Douglas Mayne wrote:
> On Fri, 06 Nov 2009 12:38:02 +0000, The Natural Philosopher wrote:
>
>> Maxwell Lol wrote:
>>> Sounds like a very bad idea to me to perenantly grant IIRC privileges
>>> this way.. a Setgid mechanism, which drops these privilegdes once the
>>> network channels are established would be better.
>> well its not secure from the keyboard, but it is secure from perversion
>> of user processes.
>>
>> I.e. here I run as me, but I don't have to enter any passwords to e.g.

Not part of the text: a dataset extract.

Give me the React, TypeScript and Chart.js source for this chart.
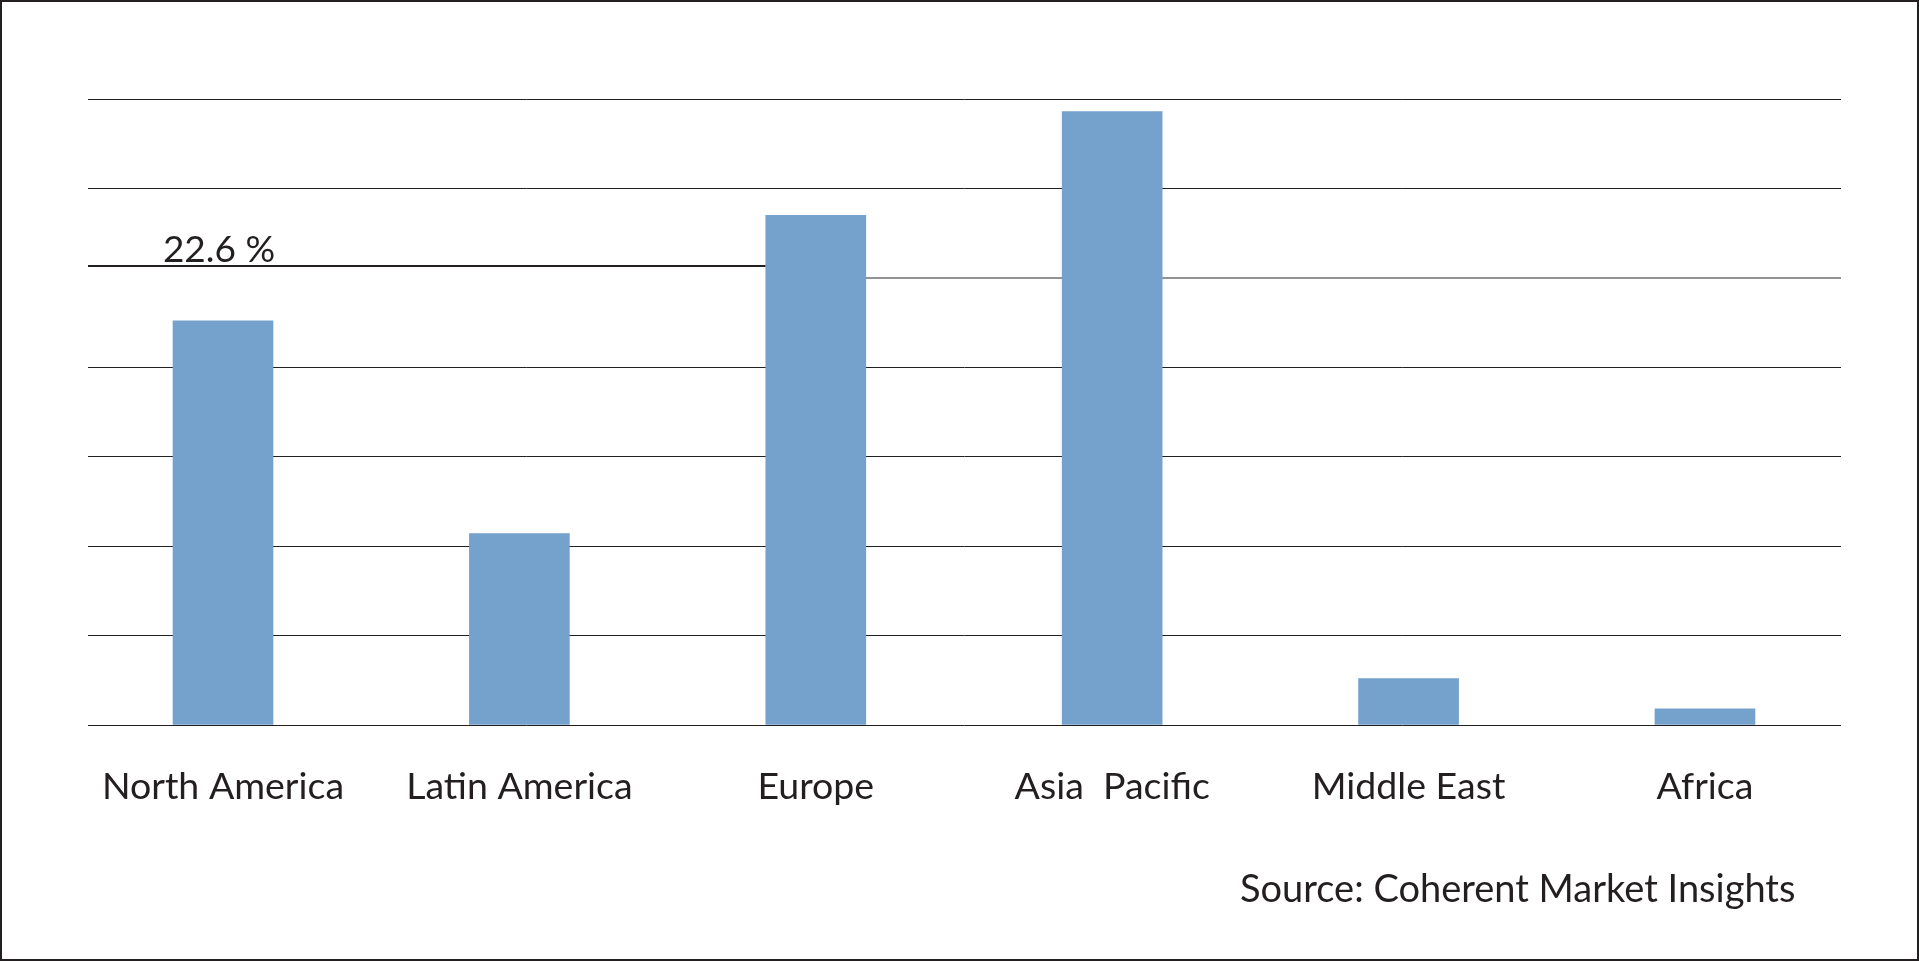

>> run the package manager.
>>
>> And if I want a root shell, I can get it instantly, but its very much
>> obviously a root shell.
>>
>> For me, that's great., No irritating second password barrier to becoming
>> an admin, but its clear when I am admin.
>>
>> And it means that my normal user stuff..editors, mail and browsers, cant
>> stamp on the whole filesystem including config files, by mistake. Or by
>> externally induced abuse.
>>
>> For me, thats teh best compromise.
>>
>> YMMV. there is no perfect security, there is always a tradeoff between
>> security and hassle in unlocking the doors.
>>
>> What I was trying to convey, is that to achieve a good level of security
>> against net attacks, whilst making admin relatively painless, is no
>> extra effort than running all the time as root.
>>
>> That is, the only advantage to running as root, is instant access to
>> admin. But you can essentially have that anyway, with less risk of
>> accidental trashing. So there is no real reason to run as root that I
>> can see.
>>
> I use sudo instead. This doesn't introduce a console vulnerability. sudo's
> configuration file includes options to give access with or without a
> password, and to specific commands or all commands. With the most non-
> restrictive options you can get to root very quickly:
>
> $ sudo -i
> root@somebox:~#
>
> Be careful as root, then exit out of the shell when operations that
> require elevated privilege are complete.
>
essentially that's what my root console does. There is just no password
challenge.
That's a security hazard I am willing to accept for the convenience. I
don't recommend it, I just state that's my considered preference.
I have another machine that is set up to always ask for a master
password every time I do anything remotely admin. It gets on my tits.